-- ENTRIES PROVIDED --
▼
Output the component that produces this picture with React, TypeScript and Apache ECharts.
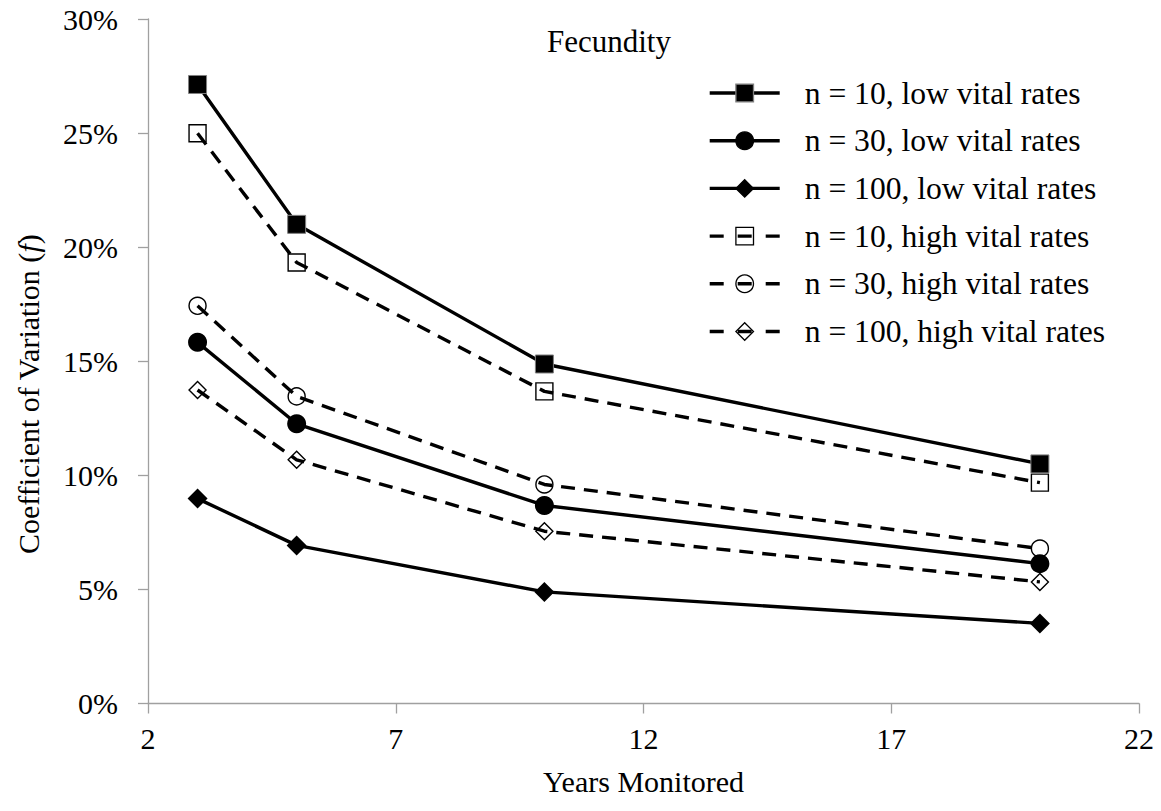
import React, { useEffect, useRef } from "react";
import * as echarts from "echarts";

const years = [3, 5, 10, 20];
const xTicks = [2, 7, 12, 17, 22];
const seriesNames = [
  "n = 10, low vital rates",
  "n = 30, low vital rates",
  "n = 100, low vital rates",
  "n = 10, high vital rates",
  "n = 30, high vital rates",
  "n = 100, high vital rates",
];
const n10Low = [27.13, 21.0, 14.88, 10.5];
const n30Low = [15.83, 12.26, 8.68, 6.13];
const n100Low = [8.98, 6.93, 4.89, 3.51];
const n10High = [24.99, 19.33, 13.68, 9.68];
const n30High = [17.43, 13.46, 9.6, 6.79];
const n100High = [13.74, 10.68, 7.55, 5.33];

const FONT = "'Liberation Serif', 'Times New Roman', serif";

export default function App() {
  const ref = useRef<HTMLDivElement>(null);
  useEffect(() => {
    if (!ref.current) return;
    const chart = echarts.init(ref.current, undefined, { renderer: "svg" });
    const pair = (vals: number[]) => years.map((y, i) => [y, vals[i]]);
    const solid = { color: "#000", width: 3.4, type: "solid" as const };
    const dashed = { color: "#000", width: 3.4, type: [14, 9] as any };
    const filled = (name: string, vals: number[], symbol: string, size: number, border?: string) => ({
      name,
      type: "line",
      data: pair(vals),
      symbol,
      symbolSize: size,
      showAllSymbol: true,
      lineStyle: solid,
      itemStyle: { color: "#000", borderColor: border || "#000", borderWidth: border ? 1 : 0 },
      z: 3,
    });
    const hollow = (name: string, vals: number[], symbol: string, size: number) => ({
      name,
      type: "line",
      data: pair(vals),
      symbol,
      symbolSize: size,
      showAllSymbol: true,
      lineStyle: dashed,
      itemStyle: { color: "rgba(255,255,255,0)", borderColor: "#000", borderWidth: 1.4 },
      z: 2,
    });
    const legendData = seriesNames.map((name, i) =>
      i < 3
        ? { name, lineStyle: { width: 3.4, type: "solid" } }
        : { name, lineStyle: { width: 3.4, type: [14, 14] } }
    );
    chart.setOption({
      animation: false,
      backgroundColor: "#fff",
      textStyle: { fontFamily: FONT, color: "#000" },
      title: {
        text: "Fecundity",
        left: 542,
        top: 21,
        textStyle: { fontFamily: FONT, fontSize: 31, fontWeight: "normal", color: "#000" },
      },
      legend: {
        orient: "vertical",
        left: 703,
        top: 72,
        itemWidth: 70,
        itemHeight: 22,
        itemGap: 15.7,
        data: legendData,
        lineStyle: { width: 3.4 },
        itemStyle: { borderWidth: 1.3 },
        textStyle: { fontFamily: FONT, fontSize: 31.6, color: "#000", padding: [0, 0, 0, 20] },
      },
      grid: { left: 148, right: 22, top: 19, bottom: 107.5, containLabel: false },
      xAxis: {
        type: "value",
        min: 2,
        max: 22,
        name: "Years Monitored",
        nameLocation: "middle",
        nameGap: 63,
        nameTextStyle: { fontFamily: FONT, fontSize: 30, color: "#000" },
        axisLine: { lineStyle: { color: "#a0a0a0", width: 1.3 } },
        axisTick: { show: true, length: 10, inside: false, customValues: xTicks, lineStyle: { color: "#a0a0a0", width: 1.3 } },
        axisLabel: { customValues: xTicks, margin: 20, fontFamily: FONT, fontSize: 30, color: "#000" },
        splitLine: { show: false },
      },
      yAxis: {
        type: "value",
        min: 0,
        max: 30,
        interval: 5,
        name: "Coefficient of Variation ({i|f})",
        nameLocation: "middle",
        nameGap: 105,
        nameTextStyle: {
          fontFamily: FONT,
          fontSize: 30,
          color: "#000",
          padding: [0, 66, 0, 0],
          rich: { i: { fontFamily: FONT, fontSize: 30, fontStyle: "italic", color: "#000" } },
        },
        axisLine: { show: true, lineStyle: { color: "#a0a0a0", width: 1.3 } },
        axisTick: { show: true, length: 10, inside: false, lineStyle: { color: "#a0a0a0", width: 1.3 } },
        axisLabel: { formatter: "{value}%", margin: 30, fontFamily: FONT, fontSize: 30, color: "#000" },
        splitLine: { show: false },
      },
      series: [
        filled(seriesNames[0], n10Low, "rect", 18, "#808080"),
        filled(seriesNames[1], n30Low, "circle", 19),
        filled(seriesNames[2], n100Low, "diamond", 20),
        hollow(seriesNames[3], n10High, "rect", 17),
        hollow(seriesNames[4], n30High, "circle", 17),
        hollow(seriesNames[5], n100High, "diamond", 17),
      ],
    });
    return () => chart.dispose();
  }, []);
  return (
    <div
      ref={ref}
      style={{ position: "absolute", left: 0, top: 0, width: 1161, height: 811, background: "#fff" }}
    />
  );
}
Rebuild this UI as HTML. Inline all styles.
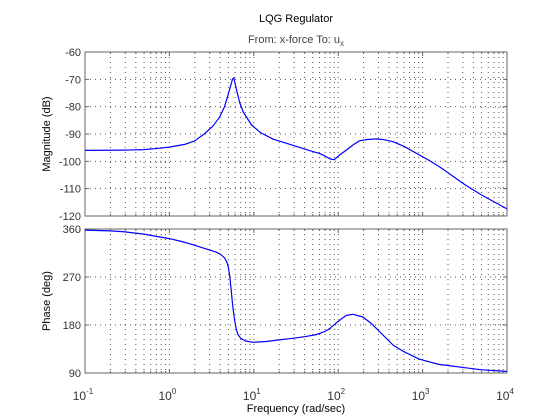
<!DOCTYPE html>
<html><head><meta charset="utf-8"><style>
body{margin:0;background:#fff;}
svg{display:block;font-family:"Liberation Sans",sans-serif;}
</style></head><body>
<svg id="c" width="560" height="420" xmlns="http://www.w3.org/2000/svg"></svg>
<script>
const freqs=[0.1,0.3,0.5,0.77,1,1.52,2,2.63,3.3,3.96,4.5,4.97,5.3,5.6,5.8,6.2,6.8,7.5,9.4,12,17,25,35,45,60,70,81,90,104,130,150,179,220,283,350,446,600,920,1200,1580,2000,3160,5000,10000];
const magDb=[-96,-95.9,-95.7,-95.2,-94.8,-93.8,-92.5,-89.8,-87,-83.7,-80,-75.5,-72.5,-70,-69.4,-73.5,-78.5,-82,-86.7,-89.5,-91.9,-93.5,-94.9,-96,-97.1,-98.1,-99.2,-99.4,-97.7,-95.5,-94,-92.5,-92,-91.8,-92.1,-92.8,-94.5,-97.7,-99.7,-102,-104.2,-108.5,-112.3,-117.4];
const phFreqs=[0.1,0.2,0.3,0.5,0.77,1,1.4,1.9,2.5,3,3.6,4,4.5,4.8,5.0,5.2,5.4,5.6,5.9,6.2,6.5,7,8,9.8,14,20,29,40,55,70,79,95,110,125,150,196,250,446,600,910,1200,1580,2000,3160,5000,10000];
const phaseDeg=[358,356.5,354.5,350.5,345,342,336.5,330.5,324.5,320.5,316.5,313,306,298,288,270,245,220,190,172,162,155,150,147.5,149,152,155,158,162,168,173,184,192,198,200,195,182,142.5,130,116,111,106,104,100,96,93];
const magTicks=[-60,-70,-80,-90,-100,-110,-120];
const phTicks=[360,270,180,90];
const decades=[-1,0,1,2,3,4];
const NS="http://www.w3.org/2000/svg";
const svg=document.getElementById('c');
const X0=85,X1=507;
const xs=f=>X0+(Math.log10(f)+1)/5*(X1-X0);
const topAx={y0:52,y1:216,min:-120,max:-60};
const botAx={y0:229,y1:373,min:90,max:360};
const ys=(ax,v)=>ax.y1-(v-ax.min)/(ax.max-ax.min)*(ax.y1-ax.y0);
function el(t,a,p){const e=document.createElementNS(NS,t);for(const k in a)e.setAttribute(k,a[k]);(p||svg).appendChild(e);return e;}
function axes(ax,ticks,name,label){
  const g=el('g',{});
  
  
  for(let d=-1;d<4;d++)for(let m=1;m<10;m++){
    const x=xs(m*Math.pow(10,d));
    if(m>1||d>-1){const l=el('line',{x1:x,x2:x,y1:ax.y0,y2:ax.y1,stroke:'#555','stroke-width':1,'stroke-dasharray':'1,4'},g);
    
    }
    el('line',{x1:x,x2:x,y1:ax.y1,y2:ax.y1-(m==1?4:2),stroke:'#666'},g);
    el('line',{x1:x,x2:x,y1:ax.y0,y2:ax.y0+(m==1?4:2),stroke:'#666'},g);
  }
  ticks.forEach(v=>{const y=ys(ax,v);
    if(v!=ax.min&&v!=ax.max){const l=el('line',{x1:X0,x2:X1,y1:y,y2:y,stroke:'#555','stroke-dasharray':'1,4'},g);
    
    }
    el('line',{x1:X0,x2:X0+4,y1:y,y2:y,stroke:'#666'},g);
    el('line',{x1:X1,x2:X1-4,y1:y,y2:y,stroke:'#666'},g);
    const t=el('text',{x:X0-4,y:y+4,'font-size':11,'text-anchor':'end',fill:'#333'},g);t.textContent=v;
    
    
  });
  const r=el('rect',{x:X0,y:ax.y0,width:X1-X0,height:ax.y1-ax.y0,fill:'none',stroke:'#666'},g);
  
  
  const cy=(ax.y0+ax.y1)/2;
  const t=el('text',{x:0,y:0,'font-size':11,'text-anchor':'middle',fill:'#000',transform:`translate(50,${cy}) rotate(-90)`},g);t.textContent=label;
  
  
}
axes(topAx,magTicks,'magnitude-axes','Magnitude (dB)');
axes(botAx,phTicks,'phase-axes','Phase (deg)');
function line(fa,va,ax,name){
  const d=fa.map((f,i)=>(i?'L':'M')+xs(f).toFixed(1)+','+ys(ax,va[i]).toFixed(1)).join('');
  const p=el('path',{d:d,fill:'none',stroke:'#0000ff','stroke-width':1.2,'stroke-linejoin':'round'});
  
  
}
line(freqs,magDb,topAx,'magnitude-line');
line(phFreqs,phaseDeg,botAx,'phase-line');
decades.forEach(d=>{
  const t=el('text',{x:xs(Math.pow(10,d))-2,y:400,'font-size':12,'text-anchor':'middle',fill:'#333'});
  
  
  t.appendChild(document.createTextNode('10'));
  const s=el('tspan',{dy:-6,'font-size':8},t);s.textContent=d;
});
function txt(x,y,s,name,fs){const t=el('text',{x:x,y:y,'font-size':fs||11,'text-anchor':'middle',fill:'#000'});t.textContent=s;
  
  
  return t;}
txt(296,412,'Frequency  (rad/sec)','x-axis-title');
txt(296,22,'LQG Regulator','chart-title');
const sub=el('text',{x:296,y:43,'font-size':11,'text-anchor':'middle',fill:'#444'});


sub.appendChild(document.createTextNode('From: x-force  To: u'));
const sb=el('tspan',{dy:3,'font-size':8},sub);sb.textContent='x';
</script>
</body></html>
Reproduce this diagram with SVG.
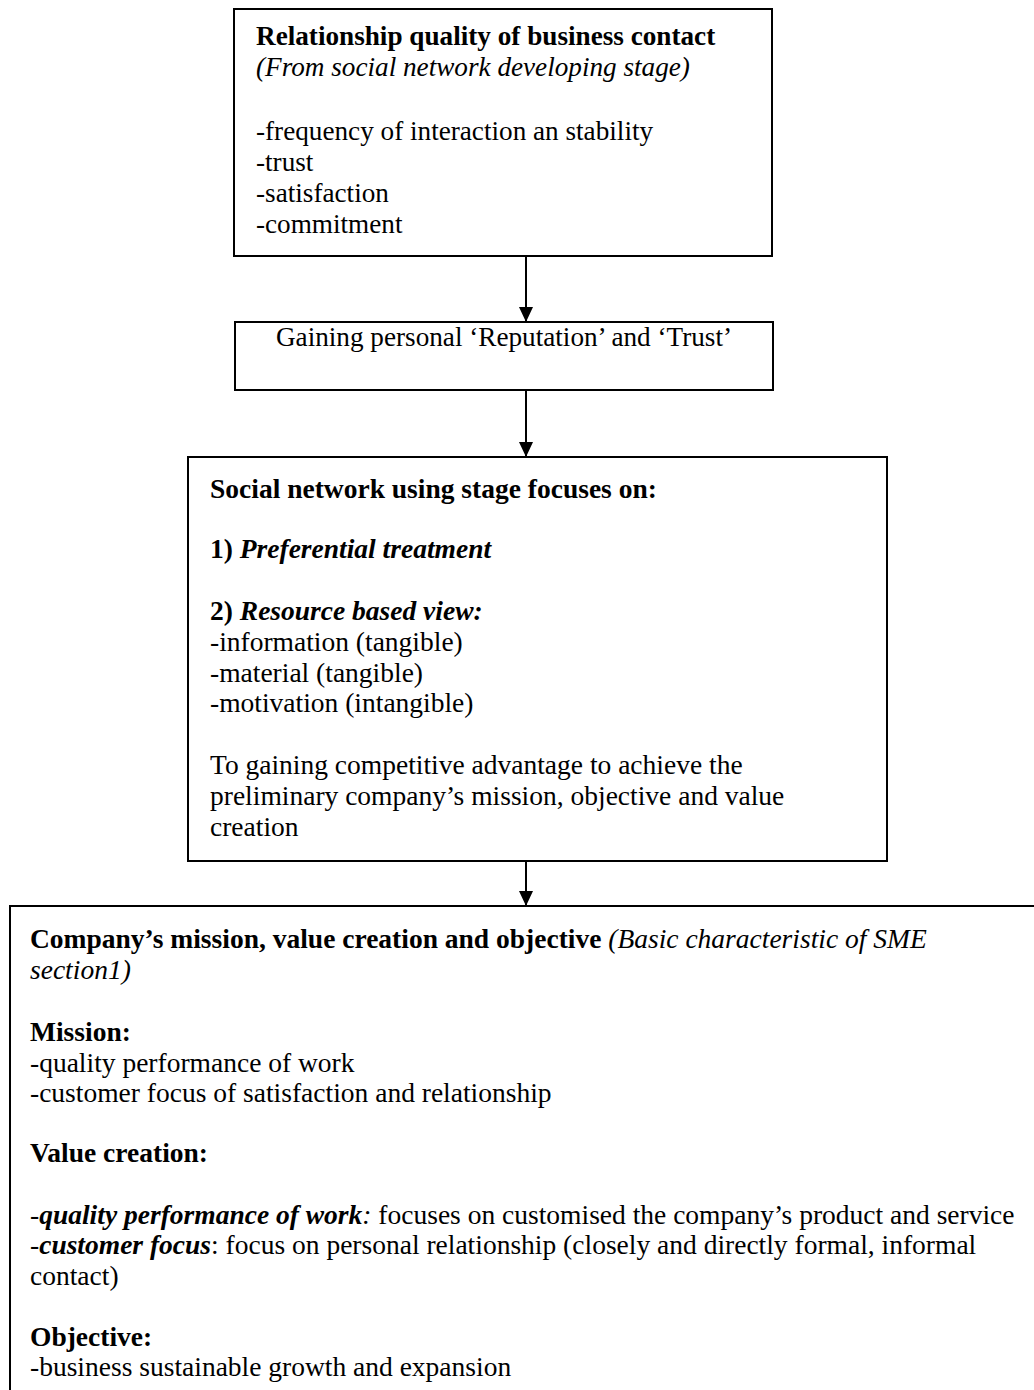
<svg xmlns="http://www.w3.org/2000/svg" width="1034" height="1390" viewBox="0 0 1034 1390">
  <style>
    .box { fill: #fff; stroke: #000; stroke-width: 2; }
    .t { font-family: "Liberation Serif", "Times New Roman", serif; font-size: 27.2px; fill: #000; }
    .wide .t { font-size: 27.5px; }
    .b { font-weight: bold; }
    .i { font-style: italic; }
    .link { stroke: #000; stroke-width: 2; fill: none; }
  </style>
  <defs>
    <marker id="arrow" markerUnits="userSpaceOnUse" markerWidth="16" markerHeight="16" refX="15" refY="7" orient="auto">
      <path d="M0,0 L15,7 L0,14 Z" fill="#000"/>
    </marker>
  </defs>
  <rect width="1034" height="1390" fill="#fff"/>

  <g id="connectors">
    <line class="link" x1="526" y1="256" x2="526" y2="322" marker-end="url(#arrow)"/>
    <line class="link" x1="526" y1="390" x2="526" y2="457" marker-end="url(#arrow)"/>
    <line class="link" x1="526" y1="861" x2="526" y2="906" marker-end="url(#arrow)"/>
  </g>

  <g id="relationship-quality">
    <rect class="box" x="234" y="9" width="538" height="247"/>
    <text class="t b" x="256" y="45">Relationship quality of business contact</text>
    <text class="t i" x="256" y="76">(From social network developing stage)</text>
    <text class="t" x="256" y="140">-frequency of interaction an stability</text>
    <text class="t" x="256" y="171">-trust</text>
    <text class="t" x="256" y="202">-satisfaction</text>
    <text class="t" x="256" y="233">-commitment</text>
  </g>

  <g id="reputation-trust">
    <rect class="box" x="235" y="322" width="538" height="68"/>
    <text class="t" x="504" y="346" text-anchor="middle">Gaining personal ‘Reputation’ and ‘Trust’</text>
  </g>

  <g id="using-stage" class="wide">
    <rect class="box" x="188" y="457" width="699" height="404"/>
    <text class="t b" x="210" y="498">Social network using stage focuses on:</text>
    <text class="t b" x="210" y="558">1) <tspan class="i">Preferential treatment</tspan></text>
    <text class="t b" x="210" y="620">2) <tspan class="i">Resource based view:</tspan></text>
    <text class="t" x="210" y="651">-information (tangible)</text>
    <text class="t" x="210" y="682">-material (tangible)</text>
    <text class="t" x="210" y="712">-motivation (intangible)</text>
    <text class="t" x="210" y="774">To gaining competitive advantage to achieve the</text>
    <text class="t" x="210" y="805">preliminary company’s mission, objective and value</text>
    <text class="t" x="210" y="836">creation</text>
  </g>

  <g id="mission-value-objective" class="wide">
    <rect class="box" x="10" y="906" width="1040" height="500"/>
    <text class="t" x="30" y="948"><tspan class="b">Company’s mission, value creation and objective</tspan> <tspan class="i">(Basic characteristic of SME</tspan></text>
    <text class="t i" x="30" y="979">section1)</text>
    <text class="t b" x="30" y="1041">Mission:</text>
    <text class="t" x="30" y="1072">-quality performance of work</text>
    <text class="t" x="30" y="1102">-customer focus of satisfaction and relationship</text>
    <text class="t b" x="30" y="1162">Value creation:</text>
    <text class="t" x="30" y="1224"><tspan class="i">-</tspan><tspan class="b i">quality performance of work</tspan><tspan class="i">:</tspan> focuses on customised the company’s product and service</text>
    <text class="t" x="30" y="1254">-<tspan class="b i">customer focus</tspan>: focus on personal relationship (closely and directly formal, informal</text>
    <text class="t" x="30" y="1285">contact)</text>
    <text class="t b" x="30" y="1346">Objective:</text>
    <text class="t" x="30" y="1376">-business sustainable growth and expansion</text>
  </g>
</svg>
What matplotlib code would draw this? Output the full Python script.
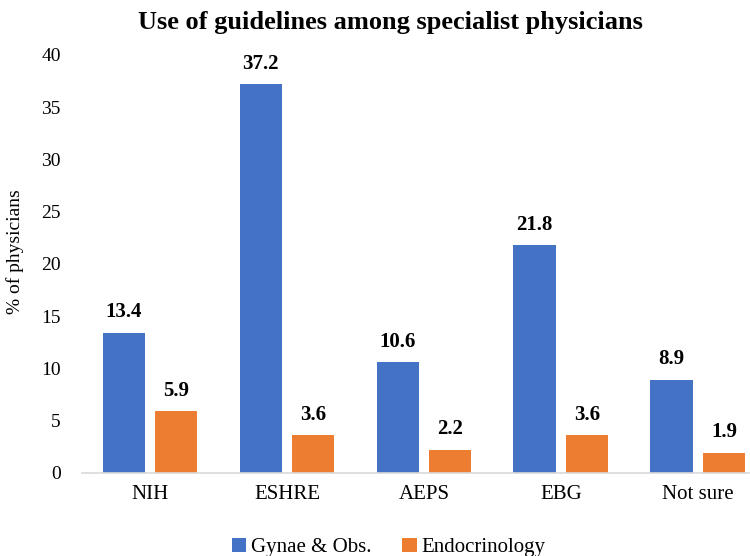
▲
Leave out the pictures and repeat exactly the lines from the start of the material through the line that contains "import * as", both included.

Output the component that produces this picture with React, TypeScript and Apache ECharts.
import React, { useEffect, useRef } from "react";
import * as echarts from "echarts";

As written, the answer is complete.